Sunday, December 12, 2004

The things people tell you...

Over the last week 3 people have told me an interesting story about themselves - tiny vignettes that were wonderful.

I confided to a workmate that I had always wanted a Morris Minor. She confessed her grandfather had one and when she was a schoolgirl he and one of his mates would pick her and her sisters up from school every afternoon. Grandad was elderly and didn't trust the indicators that popped out of the centre pillar and to turn right would stick his arm out the window waving it up and down. His mate in the passenger seat didn't trust the indicators or Grandad's signalling and would wave his arm, finger pointing, in big sweeps from left to right over his head inside the car. All the girls would gringe and sink down in the back seat, hiding until they got home.

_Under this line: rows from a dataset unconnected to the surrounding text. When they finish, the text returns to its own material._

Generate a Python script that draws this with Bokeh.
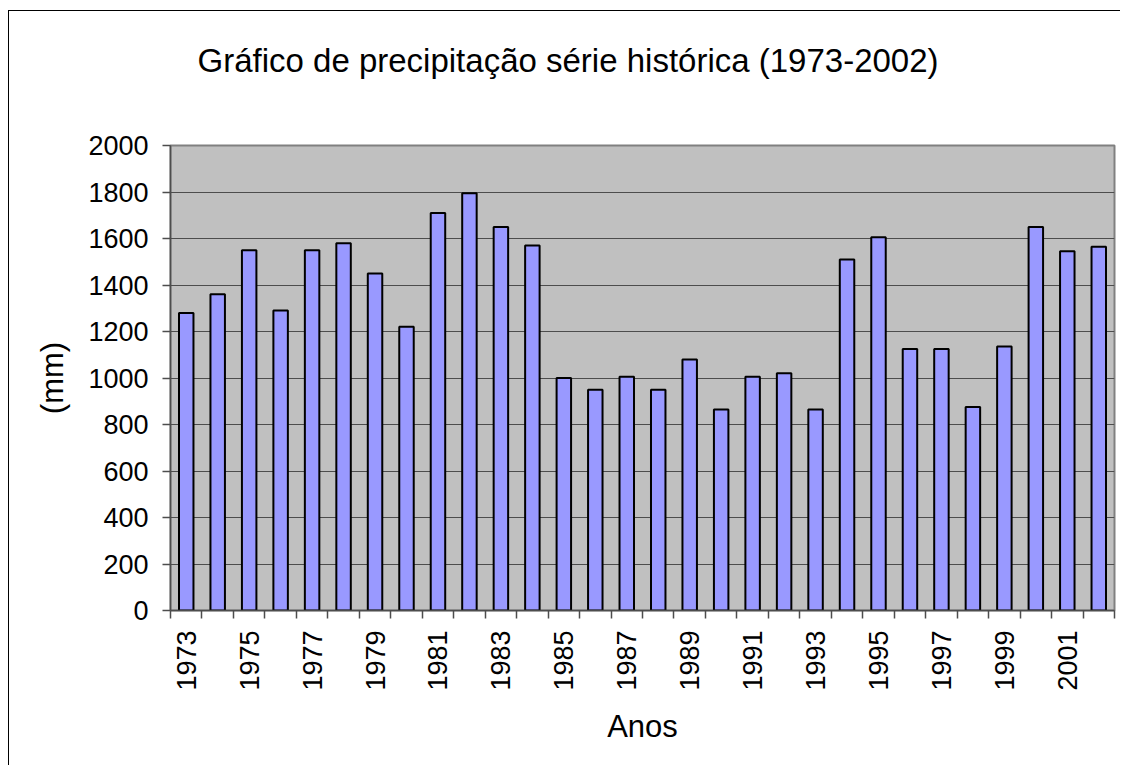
import math
from bokeh.plotting import figure
from bokeh.models import ColumnDataSource, FixedTicker, Range1d, Title
from bokeh.embed import file_html
from bokeh.resources import INLINE

# ---- data ----
years = list(range(1973, 2003))
precip_mm = [1280, 1360, 1550, 1290, 1550, 1580, 1450, 1220, 1710, 1795,
             1650, 1570, 1000, 950, 1005, 950, 1080, 865, 1005, 1020,
             865, 1510, 1605, 1125, 1125, 875, 1135, 1650, 1545, 1565]
x_tick_years = list(range(1973, 2002, 2))
y_ticks = list(range(0, 2001, 200))

title_text = "Gráfico de precipitação série histórica (1973-2002)"
x_label = "Anos"
y_label = "(mm)"

FONT = "Liberation Sans"

source = ColumnDataSource(dict(year=years, mm=precip_mm))

p = figure(width=1112, height=755, output_backend="svg", toolbar_location=None,
           x_range=Range1d(years[0] - 0.5, years[-1] + 0.5),
           y_range=Range1d(0, 2000),
           min_border_left=161, min_border_right=7,
           min_border_top=134, min_border_bottom=156)

p.margin = (11, 0, 0, 9)
p.styles = {"box-shadow": "-1px -1px 0px 0px black"}

p.background_fill_color = "#C0C0C0"
p.border_fill_color = "white"
p.outline_line_color = "#808080"
p.outline_line_width = 2

# spacer between title and plot area (nearest to the frame)
p.add_layout(Title(text=" ", text_font=FONT, text_font_size="10px", standoff=54), "above")
# main title (outermost)
p.add_layout(Title(text=title_text, text_font=FONT, text_font_size="33px",
                   text_font_style="normal", text_color="black",
                   align="left", vertical_align="bottom", offset=27, standoff=0), "above")

p.vbar(x="year", top="mm", source=source, width=0.46,
       fill_color="#9999FF", line_color="black", line_width=2)

# x axis
xa = p.xaxis[0]
boundaries = [y - 0.5 for y in years] + [years[-1] + 0.5]
xa.ticker = FixedTicker(ticks=x_tick_years, minor_ticks=boundaries)
xa.major_label_orientation = math.pi / 2
xa.major_tick_line_color = None
xa.major_tick_out = 0
xa.major_tick_in = 0
xa.minor_tick_line_color = "#4d4d4d"
xa.minor_tick_out = 8
xa.minor_tick_in = 0
xa.minor_tick_line_width = 1.5
xa.major_label_standoff = 12
xa.major_label_text_font = FONT
xa.major_label_text_font_size = "27px"
xa.major_label_text_color = "black"
xa.axis_line_color = "#4d4d4d"
xa.axis_line_width = 1.5
xa.axis_label = x_label
xa.axis_label_text_font = FONT
xa.axis_label_text_font_size = "31px"
xa.axis_label_text_font_style = "normal"
xa.axis_label_text_color = "black"
xa.axis_label_standoff = 15

# y axis
ya = p.yaxis[0]
ya.ticker = FixedTicker(ticks=y_ticks)
ya.minor_tick_line_color = None
ya.major_tick_line_color = "#4d4d4d"
ya.major_tick_line_width = 1.5
ya.major_tick_out = 8
ya.major_tick_in = 0
ya.major_label_standoff = 14
ya.major_label_text_font = FONT
ya.major_label_text_font_size = "27px"
ya.major_label_text_color = "black"
ya.axis_line_color = "#4d4d4d"
ya.axis_line_width = 1.5
ya.axis_label = y_label
ya.axis_label_text_font = FONT
ya.axis_label_text_font_size = "31px"
ya.axis_label_text_font_style = "normal"
ya.axis_label_text_color = "black"
ya.axis_label_standoff = 15

# grid
p.xgrid.grid_line_color = None
p.ygrid.grid_line_color = "#4d4d4d"
p.ygrid.grid_line_width = 1
p.ygrid.ticker = FixedTicker(ticks=y_ticks)

open("out.html", "w").write(file_html(p, INLINE))
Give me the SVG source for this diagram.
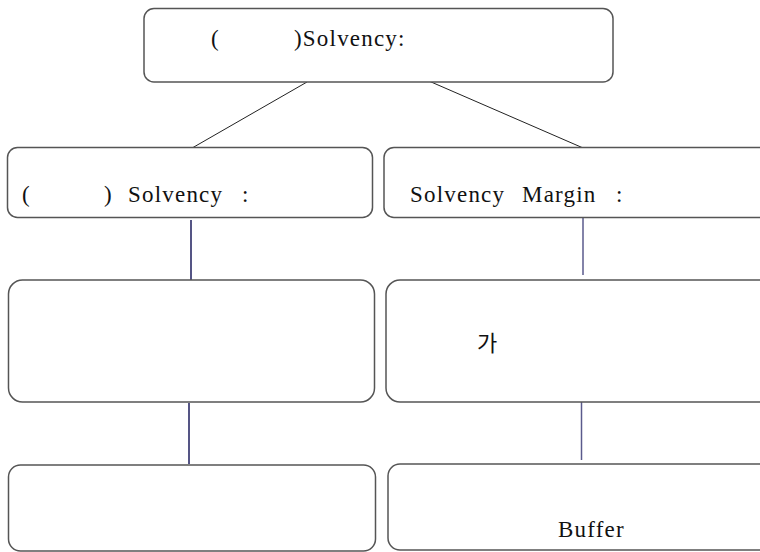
<svg xmlns="http://www.w3.org/2000/svg" width="760" height="552" viewBox="0 0 760 552">
<style>
.box{fill:#fff;stroke:#555;stroke-width:1.5}
.t{font-family:"Liberation Serif","Times New Roman",serif;font-size:23px;letter-spacing:1.2px;fill:#111}
.k{font-family:"Noto Sans CJK KR","Noto Sans",sans-serif;font-size:22px;fill:#111}
.c{stroke:#1c1c5c;stroke-width:1.5;fill:none}
.c2{stroke:#5a5a8c;stroke-width:1.5;fill:none}
.d{stroke:#222;stroke-width:1;fill:none}
</style>
<rect width="760" height="552" fill="#fff"/>
<g id="connectors">
<line class="d" x1="307" y1="82" x2="193" y2="147.5"/>
<line class="d" x1="430" y1="81.5" x2="582" y2="147.5"/>
<line class="c" x1="191" y1="220" x2="191" y2="280"/>
<line class="c" x1="189" y1="403" x2="189" y2="464"/>
<line class="c2" x1="583" y1="218" x2="583" y2="275"/>
<line class="c2" x1="581.5" y1="402" x2="581.5" y2="460"/>
</g>
<g id="n-top">
<rect class="box" x="144" y="8.5" width="469" height="73.5" rx="10"/>
<text class="t" y="46"><tspan x="211">(</tspan><tspan x="294">)Solvency:</tspan></text>
</g>
<g id="n-left2">
<rect class="box" x="7.5" y="147.5" width="365" height="70" rx="10"/>
<text class="t" y="202"><tspan x="22">(</tspan><tspan x="104">)</tspan><tspan x="128">Solvency</tspan><tspan x="242">:</tspan></text>
</g>
<g id="n-right2">
<rect class="box" x="384" y="147.5" width="390" height="70" rx="10"/>
<text class="t" y="202"><tspan x="410">Solvency</tspan><tspan x="522">Margin</tspan><tspan x="616">:</tspan></text>
</g>
<g id="n-left3">
<rect class="box" x="8.5" y="280" width="366" height="122" rx="14"/>
</g>
<g id="n-right3">
<rect class="box" x="386" y="280" width="390" height="122" rx="14"/>
<text class="k" x="477" y="351">가</text>
</g>
<g id="n-left4">
<rect class="box" x="8.5" y="465" width="367" height="86" rx="12"/>
</g>
<g id="n-right4">
<rect class="box" x="388" y="464" width="390" height="86" rx="12"/>
<text class="t" x="558" y="537">Buffer</text>
</g>
</svg>
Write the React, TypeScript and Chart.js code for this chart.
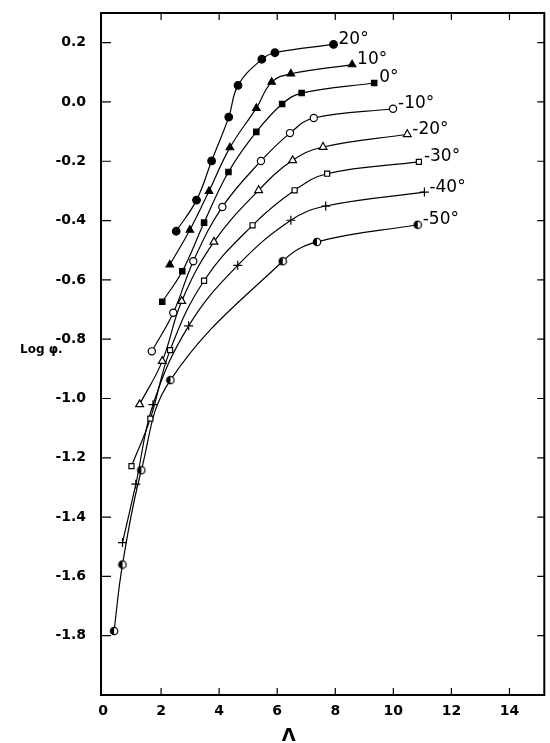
import React, { useEffect, useRef } from "react";
import { Chart, registerables } from "chart.js";

Chart.register(...registerables);

const seriesNames = ["20°", "10°", "0°", "-10°", "-20°", "-30°", "-40°", "-50°"];

const lambda20 = [2.52, 3.22, 3.74, 4.33, 4.65, 5.47, 5.92, 7.94];
const logPhi20 = [-0.436, -0.331, -0.199, -0.051, 0.056, 0.144, 0.166, 0.194];
const lambda10 = [2.3, 2.99, 3.65, 4.37, 5.28, 5.81, 6.47, 8.58];
const logPhi10 = [-0.549, -0.432, -0.301, -0.154, -0.021, 0.067, 0.095, 0.126];
const lambda0 = [2.04, 2.73, 3.48, 4.32, 5.28, 6.17, 6.84, 9.34];
const logPhi0 = [-0.674, -0.571, -0.407, -0.236, -0.101, -0.007, 0.03, 0.064];
const lambdaM10 = [1.68, 2.42, 3.11, 4.11, 5.44, 6.44, 7.26, 9.99];
const logPhiM10 = [-0.841, -0.711, -0.537, -0.354, -0.199, -0.105, -0.054, -0.023];
const lambdaM20 = [1.26, 2.04, 2.71, 3.82, 5.36, 6.53, 7.58, 10.48];
const logPhiM20 = [-1.02, -0.874, -0.672, -0.472, -0.298, -0.197, -0.152, -0.109];
const lambdaM30 = [0.98, 1.63, 2.31, 3.48, 5.15, 6.6, 7.72, 10.88];
const logPhiM30 = [-1.228, -1.068, -0.837, -0.603, -0.416, -0.298, -0.242, -0.202];
const lambdaM40 = [0.67, 1.13, 1.72, 2.95, 4.64, 6.47, 7.67, 11.07];
const logPhiM40 = [-1.486, -1.289, -1.021, -0.755, -0.551, -0.399, -0.351, -0.304];
const lambdaM50 = [0.38, 0.67, 1.32, 2.32, 6.19, 7.37, 10.84];
const logPhiM50 = [-1.784, -1.56, -1.242, -0.938, -0.537, -0.472, -0.414];

const lambdaSeries = [lambda20, lambda10, lambda0, lambdaM10, lambdaM20, lambdaM30, lambdaM40, lambdaM50];
const logPhiSeries = [logPhi20, logPhi10, logPhi0, logPhiM10, logPhiM20, logPhiM30, logPhiM40, logPhiM50];

const xTickValues = [0, 2, 4, 6, 8, 10, 12, 14];
const yTickValues = [-1.8, -1.6, -1.4, -1.2, -1.0, -0.8, -0.6, -0.4, -0.2, 0.0, 0.2];

const xTitle = "Λ";
const yTitle = "Log φ.";

function makeHalfCircle(): HTMLCanvasElement {
  const c = document.createElement("canvas");
  c.width = 10;
  c.height = 10;
  const g = c.getContext("2d")!;
  const r = 3.7;
  g.fillStyle = "#fff";
  g.beginPath();
  g.arc(5, 5, r, 0, Math.PI * 2);
  g.fill();
  g.fillStyle = "#000";
  g.beginPath();
  g.arc(5, 5, r, Math.PI / 2, (Math.PI * 3) / 2);
  g.closePath();
  g.fill();
  g.strokeStyle = "#000";
  g.lineWidth = 1.2;
  g.beginPath();
  g.arc(5, 5, r, 0, Math.PI * 2);
  g.stroke();
  return c;
}

const framePlugin = {
  id: "framePlugin",
  afterDatasetsDraw(chart: any) {
    const { ctx, chartArea, scales } = chart;
    const { left, right, top, bottom } = chartArea;
    const xs = scales.x;
    const ys = scales.y;
    ctx.save();
    ctx.strokeStyle = "#000";
    ctx.lineWidth = 2;
    ctx.strokeRect(left, top, right - left, bottom - top);
    ctx.lineWidth = 1.2;
    const tl = 7;
    ctx.beginPath();
    xTickValues.forEach((v) => {
      if (v === 0) return;
      const px = xs.getPixelForValue(v);
      ctx.moveTo(px, bottom);
      ctx.lineTo(px, bottom - tl);
      ctx.moveTo(px, top);
      ctx.lineTo(px, top + tl);
    });
    yTickValues.forEach((v) => {
      const py = ys.getPixelForValue(v);
      ctx.moveTo(left, py);
      ctx.lineTo(left + tl + 3, py);
      ctx.moveTo(right, py);
      ctx.lineTo(right - tl, py);
    });
    ctx.stroke();

    // series labels at end of each curve
    ctx.fillStyle = "#000";
    ctx.font = "17px 'DejaVu Sans'";
    ctx.textAlign = "left";
    ctx.textBaseline = "middle";
    chart.data.datasets.forEach((ds: any, i: number) => {
      const meta = chart.getDatasetMeta(i);
      const last = meta.data[meta.data.length - 1];
      if (!last) return;
      ctx.fillText(seriesNames[i], last.x + 5, last.y - 5);
    });

    // axis titles
    ctx.font = "bold 12px 'DejaVu Sans'";
    ctx.textAlign = "left";
    ctx.fillText(yTitle, 20, ys.getPixelForValue(-0.835));
    ctx.font = "bold 18px 'DejaVu Sans'";
    ctx.textAlign = "center";
    ctx.textBaseline = "top";
    ctx.fillText(xTitle, xs.getPixelForValue(6.4), bottom + 32);
    ctx.restore();
  },
};

export default function App() {
  const ref = useRef<HTMLCanvasElement>(null);

  useEffect(() => {
    if (!ref.current) return;
    const half = makeHalfCircle();
    const styles: any[] = [
      { pointStyle: "circle", bg: "#000", r: 3.8 },
      { pointStyle: "triangle", bg: "#000", r: 4.3 },
      { pointStyle: "rect", bg: "#000", r: 3.8 },
      { pointStyle: "circle", bg: "#fff", r: 3.6 },
      { pointStyle: "triangle", bg: "#fff", r: 4.5 },
      { pointStyle: "rect", bg: "#fff", r: 3.6 },
      { pointStyle: "cross", bg: "#000", r: 4.5 },
      { pointStyle: half, bg: "#000", r: 4 },
    ];
    const datasets = seriesNames.map((name, i) => ({
      label: name,
      data: lambdaSeries[i].map((x, j) => ({ x, y: logPhiSeries[i][j] })),
      borderColor: "#000",
      borderWidth: 1.2,
      backgroundColor: styles[i].bg,
      pointStyle: styles[i].pointStyle,
      pointRadius: styles[i].r,
      pointBorderWidth: 1.2,
      pointBorderColor: "#000",
      pointBackgroundColor: styles[i].bg,
      showLine: true,
      tension: 0.4,
      fill: false,
    }));

    const chart = new Chart(ref.current, {
      type: "scatter",
      data: { datasets } as any,
      options: {
        animation: false,
        responsive: true,
        maintainAspectRatio: false,
        layout: { padding: { top: 13, right: 2, left: 0, bottom: 0 } },
        plugins: { legend: { display: false }, tooltip: { enabled: false } },
        scales: {
          x: {
            type: "linear",
            min: -0.07,
            max: 15.2,
            afterBuildTicks: (s: any) => {
              s.ticks = xTickValues.map((v) => ({ value: v }));
            },
            afterFit: (s: any) => {
              s.height = 48;
            },
            border: { display: false },
            grid: { display: true, drawOnChartArea: false, drawTicks: true, tickLength: 8, color: "rgba(0,0,0,0)" },
            ticks: {
              padding: 0,
              color: "#000",
              font: { family: "'DejaVu Sans'", size: 14, weight: "bold" },
              maxRotation: 0,
              callback: (v: any) => String(Math.round(Number(v))),
            },
          },
          y: {
            type: "linear",
            min: -2.0,
            max: 0.3,
            afterBuildTicks: (s: any) => {
              s.ticks = yTickValues.map((v) => ({ value: v }));
            },
            afterFit: (s: any) => {
              s.width = 101;
            },
            border: { display: false },
            grid: { display: true, drawOnChartArea: false, drawTicks: true, tickLength: 15, color: "rgba(0,0,0,0)" },
            ticks: {
              padding: 0,
              color: "#000",
              font: { family: "'DejaVu Sans'", size: 14, weight: "bold" },
              callback: (v: any) => {
                const n = Number(v);
                return (Math.abs(n) < 1e-9 ? 0 : n).toFixed(1);
              },
            },
          },
        },
      },
      plugins: [framePlugin],
    });
    return () => chart.destroy();
  }, []);

  return (
    <div style={{ position: "absolute", left: 0, top: 0, width: 550, height: 743, background: "#fff" }}>
      <canvas ref={ref} />
    </div>
  );
}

Another friend told me about how his father made his own lures in the back shed. Like most men and their sheds it's somewhere for him to go for Secret Men's Business. This was alright, until one day he was showing off his lures. His wife commented on how pretty the colours he had painted them were, and that she had a fingernail polish just like that one...and that one...and that one... Friend told her she shouldn't worry unless her lipstick went missing!

Some experiments are based on a good thought and a dose of luck. Others, well... It has been so hot lately another friend's husband and brother became convinced that if they put a can of condensed milk on the roof it would only take a day to turn into caramel. So...they left it there for a fortnight just to make sure. The top and the bottom metamorphosed - the middle just couldn't manage it!

Wednesday, December 01, 2004

In the morning..

Every morning I walk to work. I walk past the Vet and the pushbike shop, past an electrical shop, a fish and chip shop, a framer, laundrette and a haberdashery, past a chemist and a couple of banks, past the police station, the courthouse and a solicitor's office, past the post office and finally the picture theatre.

This morning, on the footpath outside the courthouse, was a photograph torn into tiny pieces. Not scattered but like someone had stood and calmly tore it up and then just dropped it. I wanted to stop and pick up the little bits of someone else's life and see what they disliked so much, who they now hated. I didn't. There were other people walking past and I didn't want them to see me unable to control my curiosity.

I find it so hard to throw away photographs, even bad ones. It's easy to understand why some aborigines think a part of your soul is captured when a photograph is taken. But it's more than that - it's the first form of time travel.